━━━━━ Task material
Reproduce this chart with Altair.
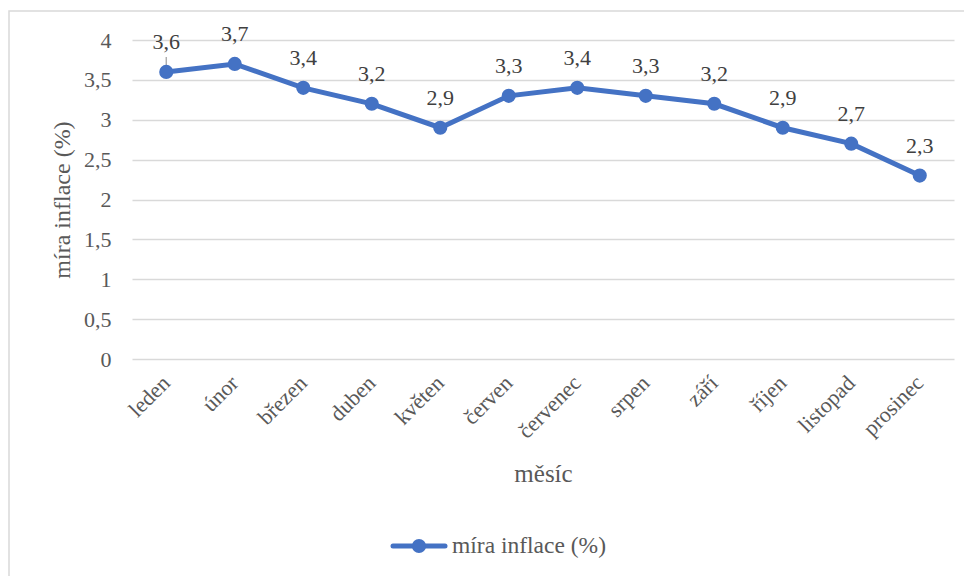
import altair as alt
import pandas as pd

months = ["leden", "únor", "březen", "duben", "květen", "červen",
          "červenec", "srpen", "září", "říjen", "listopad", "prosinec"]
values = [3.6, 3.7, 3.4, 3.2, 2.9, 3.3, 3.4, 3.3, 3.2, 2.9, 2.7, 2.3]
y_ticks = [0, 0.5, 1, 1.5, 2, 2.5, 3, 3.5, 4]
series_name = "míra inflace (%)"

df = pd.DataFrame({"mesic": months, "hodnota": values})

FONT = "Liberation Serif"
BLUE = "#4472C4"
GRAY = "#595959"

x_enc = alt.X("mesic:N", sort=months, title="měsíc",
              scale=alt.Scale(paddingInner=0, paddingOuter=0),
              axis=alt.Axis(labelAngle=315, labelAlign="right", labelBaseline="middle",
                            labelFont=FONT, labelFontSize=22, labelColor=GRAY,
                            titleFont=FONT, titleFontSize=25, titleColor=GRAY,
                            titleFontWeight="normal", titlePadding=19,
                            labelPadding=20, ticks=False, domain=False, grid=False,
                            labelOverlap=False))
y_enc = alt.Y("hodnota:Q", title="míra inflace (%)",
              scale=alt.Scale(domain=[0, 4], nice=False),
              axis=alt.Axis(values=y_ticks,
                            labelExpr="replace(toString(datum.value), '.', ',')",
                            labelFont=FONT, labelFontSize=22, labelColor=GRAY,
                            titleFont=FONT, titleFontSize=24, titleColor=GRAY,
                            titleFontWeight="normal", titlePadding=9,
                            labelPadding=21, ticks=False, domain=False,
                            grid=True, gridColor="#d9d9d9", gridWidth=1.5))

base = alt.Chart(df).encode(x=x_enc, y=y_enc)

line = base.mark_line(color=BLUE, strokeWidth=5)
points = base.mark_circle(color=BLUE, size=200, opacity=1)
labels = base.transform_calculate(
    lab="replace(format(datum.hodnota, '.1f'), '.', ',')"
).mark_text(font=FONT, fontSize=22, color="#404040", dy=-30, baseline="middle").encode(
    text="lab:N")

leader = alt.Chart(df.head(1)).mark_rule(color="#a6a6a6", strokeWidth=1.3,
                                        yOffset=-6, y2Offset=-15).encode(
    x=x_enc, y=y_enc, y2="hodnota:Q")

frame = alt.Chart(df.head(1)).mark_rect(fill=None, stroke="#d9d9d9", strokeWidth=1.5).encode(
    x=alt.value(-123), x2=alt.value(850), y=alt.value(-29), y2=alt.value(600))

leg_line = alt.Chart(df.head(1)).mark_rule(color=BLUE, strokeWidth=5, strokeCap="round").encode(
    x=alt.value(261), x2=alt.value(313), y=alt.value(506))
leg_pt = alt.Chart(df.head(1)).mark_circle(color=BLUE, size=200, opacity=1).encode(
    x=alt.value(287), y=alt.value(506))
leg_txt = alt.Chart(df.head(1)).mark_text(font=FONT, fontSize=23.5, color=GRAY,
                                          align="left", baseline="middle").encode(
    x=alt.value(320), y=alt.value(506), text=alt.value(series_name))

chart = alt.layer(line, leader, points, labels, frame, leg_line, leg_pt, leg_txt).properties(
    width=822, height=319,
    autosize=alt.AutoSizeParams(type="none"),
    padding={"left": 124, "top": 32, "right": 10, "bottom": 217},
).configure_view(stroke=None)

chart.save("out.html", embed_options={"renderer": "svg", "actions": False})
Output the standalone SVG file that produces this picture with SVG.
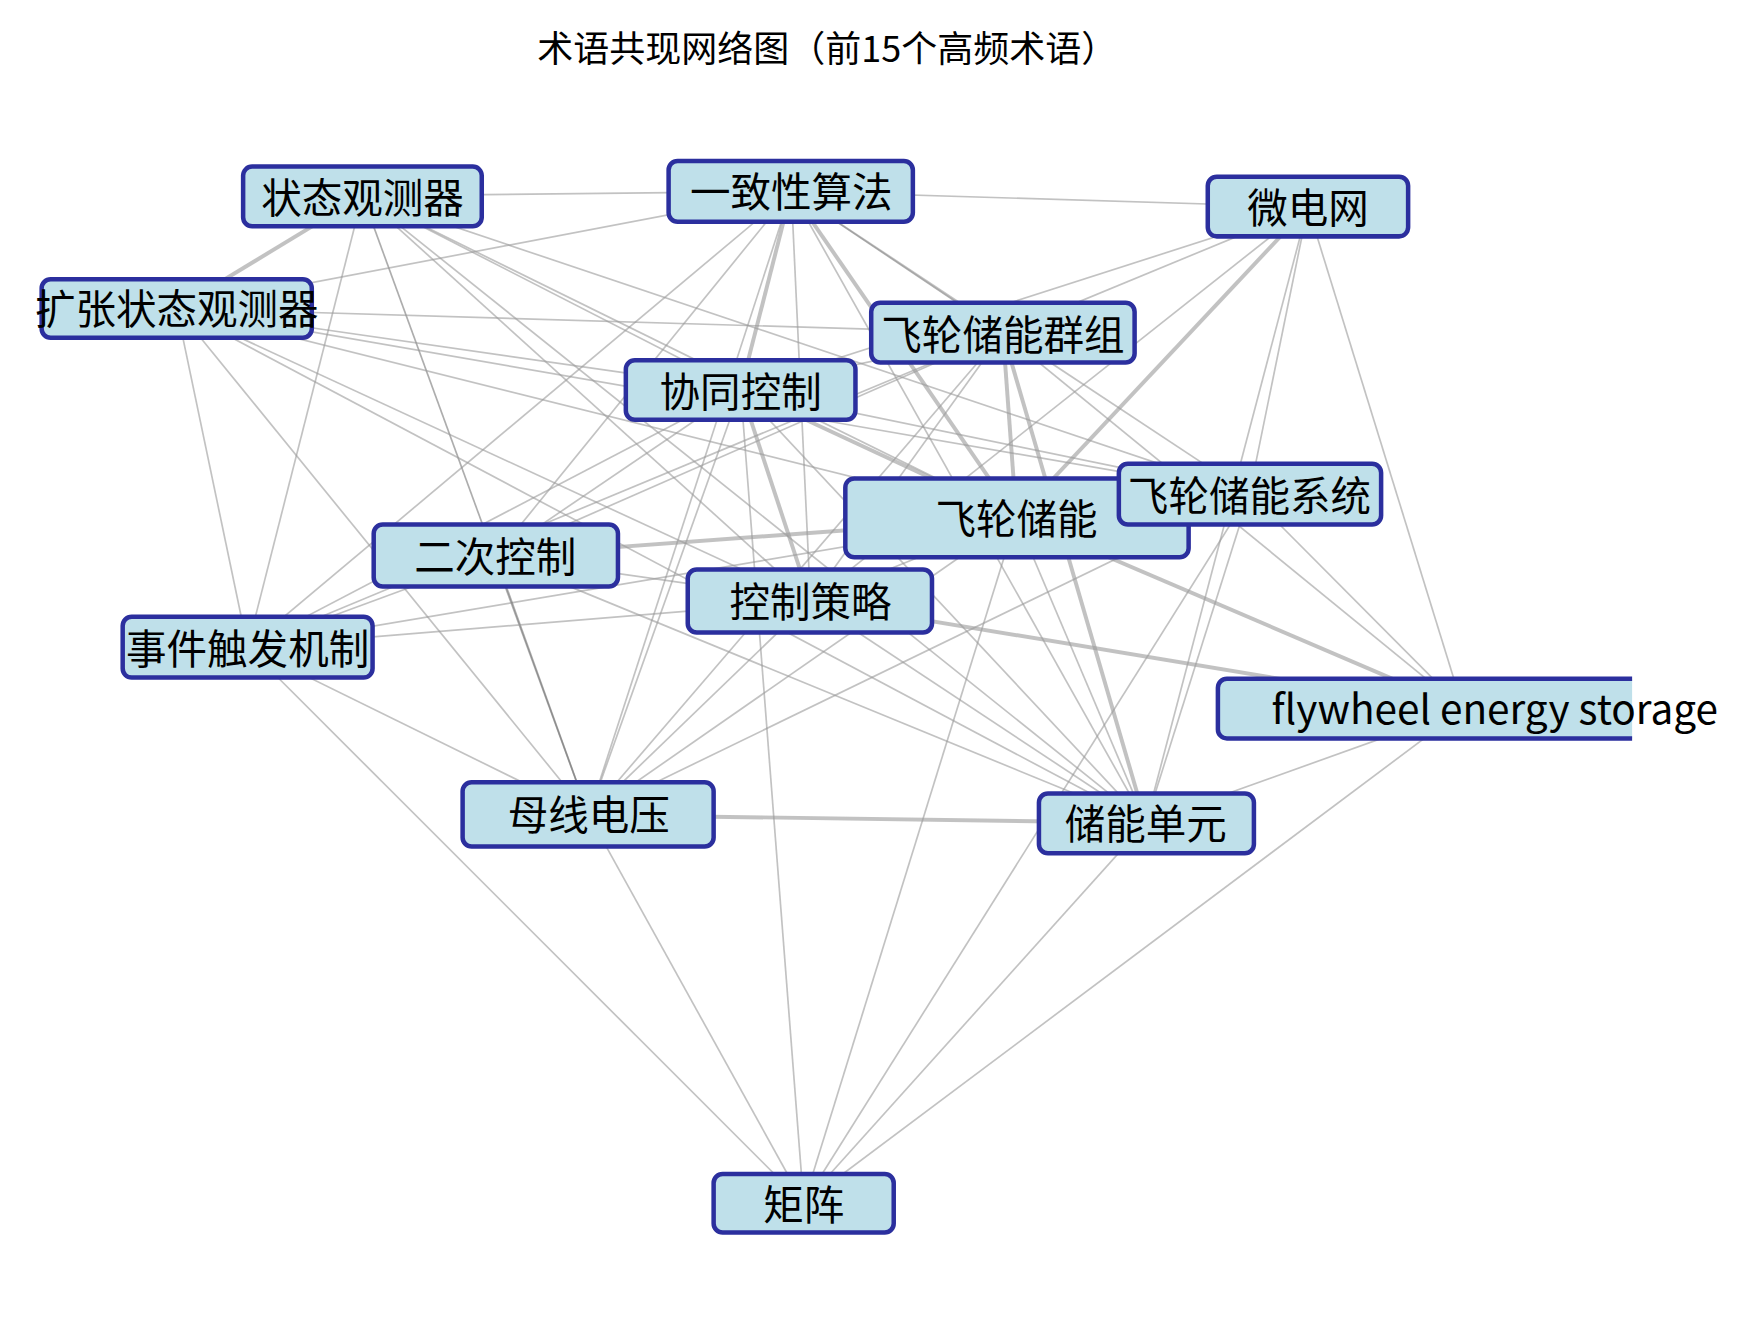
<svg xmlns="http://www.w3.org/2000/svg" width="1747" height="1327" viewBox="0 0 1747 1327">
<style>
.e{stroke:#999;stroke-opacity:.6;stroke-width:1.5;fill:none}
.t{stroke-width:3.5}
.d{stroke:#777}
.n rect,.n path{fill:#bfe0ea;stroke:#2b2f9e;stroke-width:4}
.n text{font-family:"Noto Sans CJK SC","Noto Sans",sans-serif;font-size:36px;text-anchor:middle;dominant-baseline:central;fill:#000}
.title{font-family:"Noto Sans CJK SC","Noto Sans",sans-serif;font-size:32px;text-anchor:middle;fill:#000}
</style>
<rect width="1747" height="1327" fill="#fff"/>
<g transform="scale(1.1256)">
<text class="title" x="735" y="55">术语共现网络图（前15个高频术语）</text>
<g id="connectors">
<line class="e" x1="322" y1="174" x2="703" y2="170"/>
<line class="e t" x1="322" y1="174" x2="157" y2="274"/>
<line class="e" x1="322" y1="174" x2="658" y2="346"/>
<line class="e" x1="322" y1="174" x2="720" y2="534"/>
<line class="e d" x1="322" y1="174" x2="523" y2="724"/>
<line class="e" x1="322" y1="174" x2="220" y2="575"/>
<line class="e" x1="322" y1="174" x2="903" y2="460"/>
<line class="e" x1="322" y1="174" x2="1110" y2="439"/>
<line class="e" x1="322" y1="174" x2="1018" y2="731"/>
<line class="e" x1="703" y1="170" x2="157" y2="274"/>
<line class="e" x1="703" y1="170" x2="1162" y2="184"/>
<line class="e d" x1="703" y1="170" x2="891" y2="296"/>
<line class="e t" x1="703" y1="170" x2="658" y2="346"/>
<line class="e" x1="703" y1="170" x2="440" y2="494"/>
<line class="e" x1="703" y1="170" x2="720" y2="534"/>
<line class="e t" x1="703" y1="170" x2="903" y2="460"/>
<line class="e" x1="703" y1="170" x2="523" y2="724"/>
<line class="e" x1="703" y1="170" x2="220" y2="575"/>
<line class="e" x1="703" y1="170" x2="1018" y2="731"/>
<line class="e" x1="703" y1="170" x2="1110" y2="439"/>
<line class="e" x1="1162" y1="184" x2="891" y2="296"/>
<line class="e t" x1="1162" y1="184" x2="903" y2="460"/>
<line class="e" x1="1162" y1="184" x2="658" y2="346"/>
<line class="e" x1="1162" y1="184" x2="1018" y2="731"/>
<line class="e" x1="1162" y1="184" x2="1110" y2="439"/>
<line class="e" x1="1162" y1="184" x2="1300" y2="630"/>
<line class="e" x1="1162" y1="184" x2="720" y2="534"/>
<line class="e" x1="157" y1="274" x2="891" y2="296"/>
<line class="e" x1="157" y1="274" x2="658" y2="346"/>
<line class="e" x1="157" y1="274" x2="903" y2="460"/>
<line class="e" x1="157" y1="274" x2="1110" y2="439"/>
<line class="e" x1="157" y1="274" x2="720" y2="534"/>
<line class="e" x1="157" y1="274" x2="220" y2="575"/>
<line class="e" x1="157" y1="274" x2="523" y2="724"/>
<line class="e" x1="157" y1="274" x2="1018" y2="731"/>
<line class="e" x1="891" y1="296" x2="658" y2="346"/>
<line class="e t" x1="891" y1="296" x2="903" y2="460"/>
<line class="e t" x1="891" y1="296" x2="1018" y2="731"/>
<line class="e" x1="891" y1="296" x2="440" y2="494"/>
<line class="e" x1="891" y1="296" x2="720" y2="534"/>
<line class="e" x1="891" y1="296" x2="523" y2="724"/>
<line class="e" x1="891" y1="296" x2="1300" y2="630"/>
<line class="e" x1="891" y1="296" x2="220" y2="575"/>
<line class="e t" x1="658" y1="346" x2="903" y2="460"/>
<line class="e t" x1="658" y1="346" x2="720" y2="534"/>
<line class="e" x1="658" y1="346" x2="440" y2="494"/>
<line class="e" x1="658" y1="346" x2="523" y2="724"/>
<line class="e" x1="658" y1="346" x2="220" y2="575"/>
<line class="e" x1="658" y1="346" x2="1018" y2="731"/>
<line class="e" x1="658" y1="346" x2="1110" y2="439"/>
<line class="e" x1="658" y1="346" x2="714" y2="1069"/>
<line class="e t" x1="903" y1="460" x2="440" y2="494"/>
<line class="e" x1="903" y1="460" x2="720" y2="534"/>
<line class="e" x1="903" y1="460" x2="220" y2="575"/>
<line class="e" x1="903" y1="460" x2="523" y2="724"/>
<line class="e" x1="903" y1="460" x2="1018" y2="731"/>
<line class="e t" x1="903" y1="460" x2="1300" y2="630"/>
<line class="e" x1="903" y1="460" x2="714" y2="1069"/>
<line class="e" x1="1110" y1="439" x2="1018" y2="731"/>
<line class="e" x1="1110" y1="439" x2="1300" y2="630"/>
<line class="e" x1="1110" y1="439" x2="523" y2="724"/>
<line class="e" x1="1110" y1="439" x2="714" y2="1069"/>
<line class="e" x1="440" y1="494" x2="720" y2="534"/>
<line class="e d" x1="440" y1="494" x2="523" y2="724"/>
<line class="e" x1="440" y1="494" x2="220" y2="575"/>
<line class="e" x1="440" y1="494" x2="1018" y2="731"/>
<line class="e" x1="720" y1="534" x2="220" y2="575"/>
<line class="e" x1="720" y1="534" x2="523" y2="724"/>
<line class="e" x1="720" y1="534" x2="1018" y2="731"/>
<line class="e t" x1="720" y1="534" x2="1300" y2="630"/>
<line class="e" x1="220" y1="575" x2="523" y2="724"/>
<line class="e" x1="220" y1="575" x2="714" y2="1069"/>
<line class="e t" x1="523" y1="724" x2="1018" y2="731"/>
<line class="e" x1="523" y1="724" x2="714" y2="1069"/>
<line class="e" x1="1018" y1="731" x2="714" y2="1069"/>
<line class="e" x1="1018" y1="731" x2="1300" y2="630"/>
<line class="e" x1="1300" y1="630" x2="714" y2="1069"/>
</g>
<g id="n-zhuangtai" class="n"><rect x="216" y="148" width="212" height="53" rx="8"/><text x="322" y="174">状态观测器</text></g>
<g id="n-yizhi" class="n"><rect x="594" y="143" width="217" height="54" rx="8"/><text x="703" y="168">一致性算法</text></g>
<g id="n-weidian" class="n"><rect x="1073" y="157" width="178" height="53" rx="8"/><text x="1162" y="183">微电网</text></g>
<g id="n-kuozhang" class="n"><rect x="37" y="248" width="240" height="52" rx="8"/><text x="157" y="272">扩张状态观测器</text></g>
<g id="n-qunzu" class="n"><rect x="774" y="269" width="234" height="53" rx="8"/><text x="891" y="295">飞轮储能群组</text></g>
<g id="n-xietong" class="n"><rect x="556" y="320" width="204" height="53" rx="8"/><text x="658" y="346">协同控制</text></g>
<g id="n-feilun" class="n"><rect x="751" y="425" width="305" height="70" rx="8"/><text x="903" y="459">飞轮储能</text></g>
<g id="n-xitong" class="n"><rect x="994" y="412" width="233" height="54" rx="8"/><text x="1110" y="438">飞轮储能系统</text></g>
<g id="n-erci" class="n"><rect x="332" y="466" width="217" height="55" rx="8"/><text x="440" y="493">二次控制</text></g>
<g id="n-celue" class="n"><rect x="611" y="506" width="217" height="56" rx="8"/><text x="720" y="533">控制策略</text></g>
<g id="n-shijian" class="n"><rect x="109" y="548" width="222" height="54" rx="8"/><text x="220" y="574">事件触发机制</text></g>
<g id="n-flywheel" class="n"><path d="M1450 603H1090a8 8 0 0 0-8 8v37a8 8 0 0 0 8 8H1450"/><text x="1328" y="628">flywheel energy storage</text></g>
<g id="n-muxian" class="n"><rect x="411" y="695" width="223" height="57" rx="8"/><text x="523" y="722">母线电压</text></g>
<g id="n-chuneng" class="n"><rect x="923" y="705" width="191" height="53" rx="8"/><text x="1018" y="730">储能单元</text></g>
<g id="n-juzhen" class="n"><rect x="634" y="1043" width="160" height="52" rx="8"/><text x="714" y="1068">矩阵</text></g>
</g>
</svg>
━━━━━━━━━━
— Requirements —
Give again, exactly, the lines from the start of the data through the one holding "base = alt.Chart(df).encode(x=x_enc, y=y_enc)"; omit the pictures.

— Response —
Reproduce this chart with Altair.
import altair as alt
import pandas as pd

months = ["leden", "únor", "březen", "duben", "květen", "červen",
          "červenec", "srpen", "září", "říjen", "listopad", "prosinec"]
values = [3.6, 3.7, 3.4, 3.2, 2.9, 3.3, 3.4, 3.3, 3.2, 2.9, 2.7, 2.3]
y_ticks = [0, 0.5, 1, 1.5, 2, 2.5, 3, 3.5, 4]
series_name = "míra inflace (%)"

df = pd.DataFrame({"mesic": months, "hodnota": values})

FONT = "Liberation Serif"
BLUE = "#4472C4"
GRAY = "#595959"

x_enc = alt.X("mesic:N", sort=months, title="měsíc",
              scale=alt.Scale(paddingInner=0, paddingOuter=0),
              axis=alt.Axis(labelAngle=315, labelAlign="right", labelBaseline="middle",
                            labelFont=FONT, labelFontSize=22, labelColor=GRAY,
                            titleFont=FONT, titleFontSize=25, titleColor=GRAY,
                            titleFontWeight="normal", titlePadding=19,
                            labelPadding=20, ticks=False, domain=False, grid=False,
                            labelOverlap=False))
y_enc = alt.Y("hodnota:Q", title="míra inflace (%)",
              scale=alt.Scale(domain=[0, 4], nice=False),
              axis=alt.Axis(values=y_ticks,
                            labelExpr="replace(toString(datum.value), '.', ',')",
                            labelFont=FONT, labelFontSize=22, labelColor=GRAY,
                            titleFont=FONT, titleFontSize=24, titleColor=GRAY,
                            titleFontWeight="normal", titlePadding=9,
                            labelPadding=21, ticks=False, domain=False,
                            grid=True, gridColor="#d9d9d9", gridWidth=1.5))

base = alt.Chart(df).encode(x=x_enc, y=y_enc)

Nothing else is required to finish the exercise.